→ INFORMATION PROVIDED:
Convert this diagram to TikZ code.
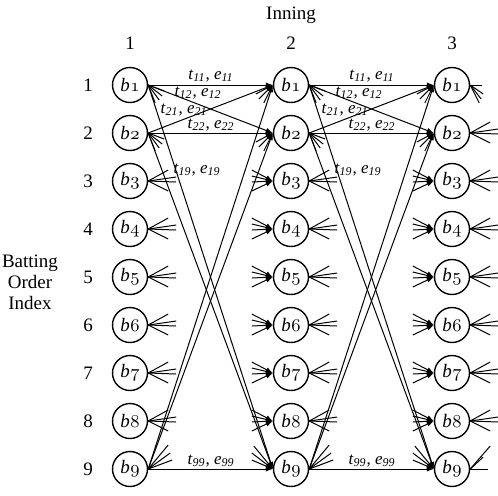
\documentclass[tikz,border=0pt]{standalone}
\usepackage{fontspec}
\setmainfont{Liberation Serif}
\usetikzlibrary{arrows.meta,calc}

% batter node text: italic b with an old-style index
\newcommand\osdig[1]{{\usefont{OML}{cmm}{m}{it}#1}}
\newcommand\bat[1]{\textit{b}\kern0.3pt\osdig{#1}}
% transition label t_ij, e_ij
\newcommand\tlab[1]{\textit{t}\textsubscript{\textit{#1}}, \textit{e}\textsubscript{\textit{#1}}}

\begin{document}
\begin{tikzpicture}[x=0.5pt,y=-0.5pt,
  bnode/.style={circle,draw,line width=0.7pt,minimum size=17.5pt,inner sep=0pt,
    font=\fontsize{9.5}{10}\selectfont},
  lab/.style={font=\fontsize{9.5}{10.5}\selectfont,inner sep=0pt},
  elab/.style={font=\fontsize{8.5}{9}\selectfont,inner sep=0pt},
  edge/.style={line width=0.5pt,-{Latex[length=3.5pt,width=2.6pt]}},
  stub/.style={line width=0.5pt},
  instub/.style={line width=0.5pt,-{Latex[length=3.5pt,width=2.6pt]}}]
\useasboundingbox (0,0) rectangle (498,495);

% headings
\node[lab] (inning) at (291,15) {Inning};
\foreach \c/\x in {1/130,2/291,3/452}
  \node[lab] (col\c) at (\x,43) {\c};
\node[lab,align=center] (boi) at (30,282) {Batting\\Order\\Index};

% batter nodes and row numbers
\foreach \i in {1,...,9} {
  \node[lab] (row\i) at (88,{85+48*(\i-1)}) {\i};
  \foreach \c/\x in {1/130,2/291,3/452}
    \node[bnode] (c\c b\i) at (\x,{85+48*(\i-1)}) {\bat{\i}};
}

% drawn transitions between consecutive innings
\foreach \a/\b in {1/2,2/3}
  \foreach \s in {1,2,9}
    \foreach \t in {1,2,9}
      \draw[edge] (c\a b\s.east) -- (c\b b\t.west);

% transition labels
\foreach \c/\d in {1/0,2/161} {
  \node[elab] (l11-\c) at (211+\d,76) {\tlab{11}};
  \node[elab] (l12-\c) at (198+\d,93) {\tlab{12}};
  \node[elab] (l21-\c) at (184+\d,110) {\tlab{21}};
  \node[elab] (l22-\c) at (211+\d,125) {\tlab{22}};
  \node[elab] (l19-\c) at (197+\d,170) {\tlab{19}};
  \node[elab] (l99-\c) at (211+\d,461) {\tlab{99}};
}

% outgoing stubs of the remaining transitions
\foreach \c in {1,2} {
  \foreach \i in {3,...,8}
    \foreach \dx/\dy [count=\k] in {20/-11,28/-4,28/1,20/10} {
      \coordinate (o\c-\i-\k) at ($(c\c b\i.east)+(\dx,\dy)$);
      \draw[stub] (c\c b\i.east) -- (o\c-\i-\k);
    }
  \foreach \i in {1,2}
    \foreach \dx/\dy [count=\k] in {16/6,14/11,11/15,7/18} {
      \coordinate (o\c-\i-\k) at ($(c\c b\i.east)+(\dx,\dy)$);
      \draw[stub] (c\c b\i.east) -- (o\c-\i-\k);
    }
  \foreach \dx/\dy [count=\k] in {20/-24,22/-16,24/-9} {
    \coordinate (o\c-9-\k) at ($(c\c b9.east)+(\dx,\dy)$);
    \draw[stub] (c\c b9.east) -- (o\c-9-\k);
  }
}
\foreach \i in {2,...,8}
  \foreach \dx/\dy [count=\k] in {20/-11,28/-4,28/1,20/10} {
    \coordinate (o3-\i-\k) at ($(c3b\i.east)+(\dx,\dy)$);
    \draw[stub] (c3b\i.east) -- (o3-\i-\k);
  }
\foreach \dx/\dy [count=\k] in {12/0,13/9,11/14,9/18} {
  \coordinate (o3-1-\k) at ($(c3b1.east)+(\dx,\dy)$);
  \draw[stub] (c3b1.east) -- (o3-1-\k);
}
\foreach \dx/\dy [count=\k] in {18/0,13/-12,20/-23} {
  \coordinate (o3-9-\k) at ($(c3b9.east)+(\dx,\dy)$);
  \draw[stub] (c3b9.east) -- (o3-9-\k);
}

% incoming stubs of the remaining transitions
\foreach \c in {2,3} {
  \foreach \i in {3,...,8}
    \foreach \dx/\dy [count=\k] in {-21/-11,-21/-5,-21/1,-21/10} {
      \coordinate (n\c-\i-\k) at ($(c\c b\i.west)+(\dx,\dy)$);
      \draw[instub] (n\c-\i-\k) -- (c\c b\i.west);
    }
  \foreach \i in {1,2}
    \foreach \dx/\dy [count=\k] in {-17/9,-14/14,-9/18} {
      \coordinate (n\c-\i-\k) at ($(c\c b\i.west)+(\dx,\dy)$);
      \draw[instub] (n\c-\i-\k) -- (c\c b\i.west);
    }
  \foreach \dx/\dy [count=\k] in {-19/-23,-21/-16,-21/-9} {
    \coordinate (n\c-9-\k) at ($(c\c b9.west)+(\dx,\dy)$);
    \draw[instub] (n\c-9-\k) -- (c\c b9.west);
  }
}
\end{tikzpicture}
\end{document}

→ WORK TO BE COMPLETED: Pictures stay out. Print the data exactly, from its first line through the line containing "-- (c\b b\t.west);".

→ ANSWER TO THE EXERCISE:
Convert this diagram to TikZ code.
\documentclass[tikz,border=0pt]{standalone}
\usepackage{fontspec}
\setmainfont{Liberation Serif}
\usetikzlibrary{arrows.meta,calc}

% batter node text: italic b with an old-style index
\newcommand\osdig[1]{{\usefont{OML}{cmm}{m}{it}#1}}
\newcommand\bat[1]{\textit{b}\kern0.3pt\osdig{#1}}
% transition label t_ij, e_ij
\newcommand\tlab[1]{\textit{t}\textsubscript{\textit{#1}}, \textit{e}\textsubscript{\textit{#1}}}

\begin{document}
\begin{tikzpicture}[x=0.5pt,y=-0.5pt,
  bnode/.style={circle,draw,line width=0.7pt,minimum size=17.5pt,inner sep=0pt,
    font=\fontsize{9.5}{10}\selectfont},
  lab/.style={font=\fontsize{9.5}{10.5}\selectfont,inner sep=0pt},
  elab/.style={font=\fontsize{8.5}{9}\selectfont,inner sep=0pt},
  edge/.style={line width=0.5pt,-{Latex[length=3.5pt,width=2.6pt]}},
  stub/.style={line width=0.5pt},
  instub/.style={line width=0.5pt,-{Latex[length=3.5pt,width=2.6pt]}}]
\useasboundingbox (0,0) rectangle (498,495);

% headings
\node[lab] (inning) at (291,15) {Inning};
\foreach \c/\x in {1/130,2/291,3/452}
  \node[lab] (col\c) at (\x,43) {\c};
\node[lab,align=center] (boi) at (30,282) {Batting\\Order\\Index};

% batter nodes and row numbers
\foreach \i in {1,...,9} {
  \node[lab] (row\i) at (88,{85+48*(\i-1)}) {\i};
  \foreach \c/\x in {1/130,2/291,3/452}
    \node[bnode] (c\c b\i) at (\x,{85+48*(\i-1)}) {\bat{\i}};
}

% drawn transitions between consecutive innings
\foreach \a/\b in {1/2,2/3}
  \foreach \s in {1,2,9}
    \foreach \t in {1,2,9}
      \draw[edge] (c\a b\s.east) -- (c\b b\t.west);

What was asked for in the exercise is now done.